** start of RECORDED DATA **

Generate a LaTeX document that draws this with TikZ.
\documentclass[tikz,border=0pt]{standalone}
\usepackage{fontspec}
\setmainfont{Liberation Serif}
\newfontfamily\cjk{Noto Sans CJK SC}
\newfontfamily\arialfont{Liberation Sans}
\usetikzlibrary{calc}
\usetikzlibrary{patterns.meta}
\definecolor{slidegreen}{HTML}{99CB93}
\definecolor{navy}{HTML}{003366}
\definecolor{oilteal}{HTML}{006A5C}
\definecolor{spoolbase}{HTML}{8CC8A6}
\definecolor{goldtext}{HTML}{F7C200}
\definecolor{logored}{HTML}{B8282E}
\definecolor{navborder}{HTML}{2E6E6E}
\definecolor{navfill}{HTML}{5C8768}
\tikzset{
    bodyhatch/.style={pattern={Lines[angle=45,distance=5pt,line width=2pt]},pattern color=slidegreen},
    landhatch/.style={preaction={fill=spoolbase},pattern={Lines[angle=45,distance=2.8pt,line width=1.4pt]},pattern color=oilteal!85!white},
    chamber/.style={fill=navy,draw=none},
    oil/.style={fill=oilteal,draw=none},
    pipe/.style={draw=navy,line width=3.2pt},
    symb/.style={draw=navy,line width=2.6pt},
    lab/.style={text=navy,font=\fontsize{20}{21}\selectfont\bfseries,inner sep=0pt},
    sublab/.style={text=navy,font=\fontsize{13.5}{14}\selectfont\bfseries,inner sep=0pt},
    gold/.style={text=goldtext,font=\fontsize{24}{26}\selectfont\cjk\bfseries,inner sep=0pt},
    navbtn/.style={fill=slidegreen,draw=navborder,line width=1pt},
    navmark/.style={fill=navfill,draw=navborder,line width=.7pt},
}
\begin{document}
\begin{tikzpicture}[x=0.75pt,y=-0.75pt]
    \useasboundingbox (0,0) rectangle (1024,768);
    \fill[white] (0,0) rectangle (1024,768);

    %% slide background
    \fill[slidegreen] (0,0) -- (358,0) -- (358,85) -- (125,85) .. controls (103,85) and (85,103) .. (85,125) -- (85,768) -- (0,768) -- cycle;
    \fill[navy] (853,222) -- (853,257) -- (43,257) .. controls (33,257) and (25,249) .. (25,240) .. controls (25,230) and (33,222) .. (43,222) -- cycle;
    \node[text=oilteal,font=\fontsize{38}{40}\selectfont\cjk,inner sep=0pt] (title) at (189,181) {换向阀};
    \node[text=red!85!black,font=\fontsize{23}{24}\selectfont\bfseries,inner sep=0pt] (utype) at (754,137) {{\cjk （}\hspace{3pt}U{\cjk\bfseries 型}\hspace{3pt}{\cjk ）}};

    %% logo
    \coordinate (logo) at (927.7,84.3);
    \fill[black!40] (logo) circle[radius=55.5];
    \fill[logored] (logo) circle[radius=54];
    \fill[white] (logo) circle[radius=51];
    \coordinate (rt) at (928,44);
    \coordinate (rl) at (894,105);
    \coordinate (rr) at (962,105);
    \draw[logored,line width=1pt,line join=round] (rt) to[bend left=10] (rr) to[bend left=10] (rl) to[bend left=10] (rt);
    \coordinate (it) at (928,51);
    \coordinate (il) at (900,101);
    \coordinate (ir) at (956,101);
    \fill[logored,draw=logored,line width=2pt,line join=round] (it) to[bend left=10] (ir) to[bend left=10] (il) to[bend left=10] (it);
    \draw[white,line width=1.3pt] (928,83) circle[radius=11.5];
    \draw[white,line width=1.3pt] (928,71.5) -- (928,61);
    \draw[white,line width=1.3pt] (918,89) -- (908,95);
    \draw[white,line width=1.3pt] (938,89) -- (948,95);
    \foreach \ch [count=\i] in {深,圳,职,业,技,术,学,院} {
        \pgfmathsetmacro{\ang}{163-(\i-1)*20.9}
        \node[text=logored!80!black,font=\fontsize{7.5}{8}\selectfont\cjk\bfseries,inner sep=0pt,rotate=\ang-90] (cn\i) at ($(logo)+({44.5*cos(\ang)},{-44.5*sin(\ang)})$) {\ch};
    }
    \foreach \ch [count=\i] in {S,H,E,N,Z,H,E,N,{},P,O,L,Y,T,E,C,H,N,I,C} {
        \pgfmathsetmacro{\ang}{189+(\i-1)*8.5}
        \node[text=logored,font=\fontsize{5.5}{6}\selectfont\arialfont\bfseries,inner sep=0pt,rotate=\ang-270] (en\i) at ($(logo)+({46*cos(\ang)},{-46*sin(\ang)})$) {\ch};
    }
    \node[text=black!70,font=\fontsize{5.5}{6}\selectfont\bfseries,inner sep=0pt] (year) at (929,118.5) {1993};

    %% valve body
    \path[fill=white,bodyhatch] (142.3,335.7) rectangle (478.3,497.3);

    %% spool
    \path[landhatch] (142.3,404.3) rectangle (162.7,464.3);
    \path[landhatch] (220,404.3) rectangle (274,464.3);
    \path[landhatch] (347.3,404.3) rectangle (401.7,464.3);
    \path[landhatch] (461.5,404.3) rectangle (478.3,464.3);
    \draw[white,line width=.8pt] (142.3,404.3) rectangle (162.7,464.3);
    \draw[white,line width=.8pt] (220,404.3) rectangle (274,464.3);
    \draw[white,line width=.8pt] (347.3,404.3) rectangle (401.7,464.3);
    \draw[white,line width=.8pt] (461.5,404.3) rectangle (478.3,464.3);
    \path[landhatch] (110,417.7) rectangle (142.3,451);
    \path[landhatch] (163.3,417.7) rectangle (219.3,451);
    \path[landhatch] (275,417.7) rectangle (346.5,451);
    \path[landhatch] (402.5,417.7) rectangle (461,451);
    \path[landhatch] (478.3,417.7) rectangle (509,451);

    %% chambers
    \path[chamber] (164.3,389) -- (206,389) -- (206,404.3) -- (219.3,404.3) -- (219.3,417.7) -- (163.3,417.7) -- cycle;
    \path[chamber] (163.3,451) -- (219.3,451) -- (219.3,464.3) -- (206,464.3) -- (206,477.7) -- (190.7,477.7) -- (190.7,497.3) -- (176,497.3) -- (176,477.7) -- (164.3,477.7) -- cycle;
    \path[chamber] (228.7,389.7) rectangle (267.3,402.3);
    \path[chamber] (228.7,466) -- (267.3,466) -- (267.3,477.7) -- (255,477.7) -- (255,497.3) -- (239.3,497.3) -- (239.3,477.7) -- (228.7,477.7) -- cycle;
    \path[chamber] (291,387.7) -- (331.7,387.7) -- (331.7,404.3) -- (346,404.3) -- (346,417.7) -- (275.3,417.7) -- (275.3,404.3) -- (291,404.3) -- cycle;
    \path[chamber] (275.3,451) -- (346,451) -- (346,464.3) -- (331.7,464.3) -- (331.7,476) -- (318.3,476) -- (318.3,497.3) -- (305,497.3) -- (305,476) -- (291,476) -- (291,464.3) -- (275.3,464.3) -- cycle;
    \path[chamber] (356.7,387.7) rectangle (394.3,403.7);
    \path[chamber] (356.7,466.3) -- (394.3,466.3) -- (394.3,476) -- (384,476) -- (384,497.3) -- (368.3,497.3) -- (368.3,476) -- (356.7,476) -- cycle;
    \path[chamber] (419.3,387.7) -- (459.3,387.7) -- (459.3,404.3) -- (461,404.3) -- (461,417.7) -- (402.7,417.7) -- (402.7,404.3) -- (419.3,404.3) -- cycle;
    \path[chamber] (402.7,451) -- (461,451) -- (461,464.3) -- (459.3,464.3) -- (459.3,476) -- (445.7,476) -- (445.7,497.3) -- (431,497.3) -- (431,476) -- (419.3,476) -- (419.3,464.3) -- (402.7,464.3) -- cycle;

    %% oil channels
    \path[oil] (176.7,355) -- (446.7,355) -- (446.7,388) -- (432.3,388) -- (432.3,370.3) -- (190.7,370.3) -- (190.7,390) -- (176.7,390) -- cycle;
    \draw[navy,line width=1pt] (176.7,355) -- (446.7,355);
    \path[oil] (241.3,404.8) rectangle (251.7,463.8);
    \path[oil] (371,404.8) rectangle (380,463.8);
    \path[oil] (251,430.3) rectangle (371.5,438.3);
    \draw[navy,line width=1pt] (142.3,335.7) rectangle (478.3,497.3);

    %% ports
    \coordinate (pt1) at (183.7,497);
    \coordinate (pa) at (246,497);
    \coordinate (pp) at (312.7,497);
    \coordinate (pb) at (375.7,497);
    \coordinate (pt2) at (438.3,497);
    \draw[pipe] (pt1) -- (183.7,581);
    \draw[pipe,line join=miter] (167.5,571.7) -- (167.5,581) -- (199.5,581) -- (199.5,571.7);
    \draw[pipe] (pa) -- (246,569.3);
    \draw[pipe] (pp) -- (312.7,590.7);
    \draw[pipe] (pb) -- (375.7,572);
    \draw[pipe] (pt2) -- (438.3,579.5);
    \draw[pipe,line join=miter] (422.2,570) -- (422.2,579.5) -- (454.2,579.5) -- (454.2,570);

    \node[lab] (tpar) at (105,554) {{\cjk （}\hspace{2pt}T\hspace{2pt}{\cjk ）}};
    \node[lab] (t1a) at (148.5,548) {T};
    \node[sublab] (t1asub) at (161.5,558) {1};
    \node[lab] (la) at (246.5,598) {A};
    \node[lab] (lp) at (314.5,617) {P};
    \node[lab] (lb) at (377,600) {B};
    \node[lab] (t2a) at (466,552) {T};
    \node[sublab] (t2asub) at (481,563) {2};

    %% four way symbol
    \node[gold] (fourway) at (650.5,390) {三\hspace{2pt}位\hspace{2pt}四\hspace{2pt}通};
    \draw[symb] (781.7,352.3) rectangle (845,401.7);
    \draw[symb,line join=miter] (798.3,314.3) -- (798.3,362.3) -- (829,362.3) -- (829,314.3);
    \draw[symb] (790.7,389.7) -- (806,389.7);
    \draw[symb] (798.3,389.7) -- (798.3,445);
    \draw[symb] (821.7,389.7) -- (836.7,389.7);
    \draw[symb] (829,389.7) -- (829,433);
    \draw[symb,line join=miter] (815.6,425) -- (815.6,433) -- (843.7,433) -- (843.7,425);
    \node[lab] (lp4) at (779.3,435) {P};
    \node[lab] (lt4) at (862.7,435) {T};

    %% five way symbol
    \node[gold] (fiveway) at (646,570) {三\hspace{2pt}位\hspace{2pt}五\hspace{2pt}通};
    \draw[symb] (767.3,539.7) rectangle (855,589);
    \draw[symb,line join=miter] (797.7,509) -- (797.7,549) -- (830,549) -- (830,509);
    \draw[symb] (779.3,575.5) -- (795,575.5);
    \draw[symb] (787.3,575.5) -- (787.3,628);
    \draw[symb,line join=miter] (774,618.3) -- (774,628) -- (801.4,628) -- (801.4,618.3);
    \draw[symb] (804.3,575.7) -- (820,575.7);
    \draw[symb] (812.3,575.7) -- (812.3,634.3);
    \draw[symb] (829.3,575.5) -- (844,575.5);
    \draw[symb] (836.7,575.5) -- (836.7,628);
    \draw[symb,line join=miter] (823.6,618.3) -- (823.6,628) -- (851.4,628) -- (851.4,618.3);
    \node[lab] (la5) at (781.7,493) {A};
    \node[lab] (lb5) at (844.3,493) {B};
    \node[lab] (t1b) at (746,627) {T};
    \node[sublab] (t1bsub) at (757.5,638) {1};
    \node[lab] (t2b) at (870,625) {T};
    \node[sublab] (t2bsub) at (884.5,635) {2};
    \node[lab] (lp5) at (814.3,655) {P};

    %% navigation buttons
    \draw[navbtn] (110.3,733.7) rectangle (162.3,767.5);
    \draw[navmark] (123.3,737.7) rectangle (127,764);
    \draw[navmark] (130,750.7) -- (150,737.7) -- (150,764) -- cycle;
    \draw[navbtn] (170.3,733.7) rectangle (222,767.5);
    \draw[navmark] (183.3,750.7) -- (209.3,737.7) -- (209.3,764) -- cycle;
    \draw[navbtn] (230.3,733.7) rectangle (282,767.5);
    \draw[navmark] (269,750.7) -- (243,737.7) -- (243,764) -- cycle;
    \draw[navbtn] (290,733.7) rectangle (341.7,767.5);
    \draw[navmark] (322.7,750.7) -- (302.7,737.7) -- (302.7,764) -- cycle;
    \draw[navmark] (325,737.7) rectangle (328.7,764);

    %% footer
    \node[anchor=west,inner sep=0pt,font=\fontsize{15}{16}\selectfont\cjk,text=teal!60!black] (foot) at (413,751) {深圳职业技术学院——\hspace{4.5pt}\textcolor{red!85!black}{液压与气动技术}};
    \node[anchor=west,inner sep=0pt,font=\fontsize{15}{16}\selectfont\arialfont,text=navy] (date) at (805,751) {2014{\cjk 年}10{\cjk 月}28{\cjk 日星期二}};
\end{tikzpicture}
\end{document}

** end of RECORDED DATA **

DIRECTIONS FOR THIS TASK:
Only the lines from the beginning of the material above through the line with "sep=0pt] (utype) at" are wanted; extract them exactly.

ANSWER TO THE TASK:
Generate a LaTeX document that draws this with TikZ.
\documentclass[tikz,border=0pt]{standalone}
\usepackage{fontspec}
\setmainfont{Liberation Serif}
\newfontfamily\cjk{Noto Sans CJK SC}
\newfontfamily\arialfont{Liberation Sans}
\usetikzlibrary{calc}
\usetikzlibrary{patterns.meta}
\definecolor{slidegreen}{HTML}{99CB93}
\definecolor{navy}{HTML}{003366}
\definecolor{oilteal}{HTML}{006A5C}
\definecolor{spoolbase}{HTML}{8CC8A6}
\definecolor{goldtext}{HTML}{F7C200}
\definecolor{logored}{HTML}{B8282E}
\definecolor{navborder}{HTML}{2E6E6E}
\definecolor{navfill}{HTML}{5C8768}
\tikzset{
    bodyhatch/.style={pattern={Lines[angle=45,distance=5pt,line width=2pt]},pattern color=slidegreen},
    landhatch/.style={preaction={fill=spoolbase},pattern={Lines[angle=45,distance=2.8pt,line width=1.4pt]},pattern color=oilteal!85!white},
    chamber/.style={fill=navy,draw=none},
    oil/.style={fill=oilteal,draw=none},
    pipe/.style={draw=navy,line width=3.2pt},
    symb/.style={draw=navy,line width=2.6pt},
    lab/.style={text=navy,font=\fontsize{20}{21}\selectfont\bfseries,inner sep=0pt},
    sublab/.style={text=navy,font=\fontsize{13.5}{14}\selectfont\bfseries,inner sep=0pt},
    gold/.style={text=goldtext,font=\fontsize{24}{26}\selectfont\cjk\bfseries,inner sep=0pt},
    navbtn/.style={fill=slidegreen,draw=navborder,line width=1pt},
    navmark/.style={fill=navfill,draw=navborder,line width=.7pt},
}
\begin{document}
\begin{tikzpicture}[x=0.75pt,y=-0.75pt]
    \useasboundingbox (0,0) rectangle (1024,768);
    \fill[white] (0,0) rectangle (1024,768);

    %% slide background
    \fill[slidegreen] (0,0) -- (358,0) -- (358,85) -- (125,85) .. controls (103,85) and (85,103) .. (85,125) -- (85,768) -- (0,768) -- cycle;
    \fill[navy] (853,222) -- (853,257) -- (43,257) .. controls (33,257) and (25,249) .. (25,240) .. controls (25,230) and (33,222) .. (43,222) -- cycle;
    \node[text=oilteal,font=\fontsize{38}{40}\selectfont\cjk,inner sep=0pt] (title) at (189,181) {换向阀};
    \node[text=red!85!black,font=\fontsize{23}{24}\selectfont\bfseries,inner sep=0pt] (utype) at (754,137) {{\cjk （}\hspace{3pt}U{\cjk\bfseries 型}\hspace{3pt}{\cjk ）}};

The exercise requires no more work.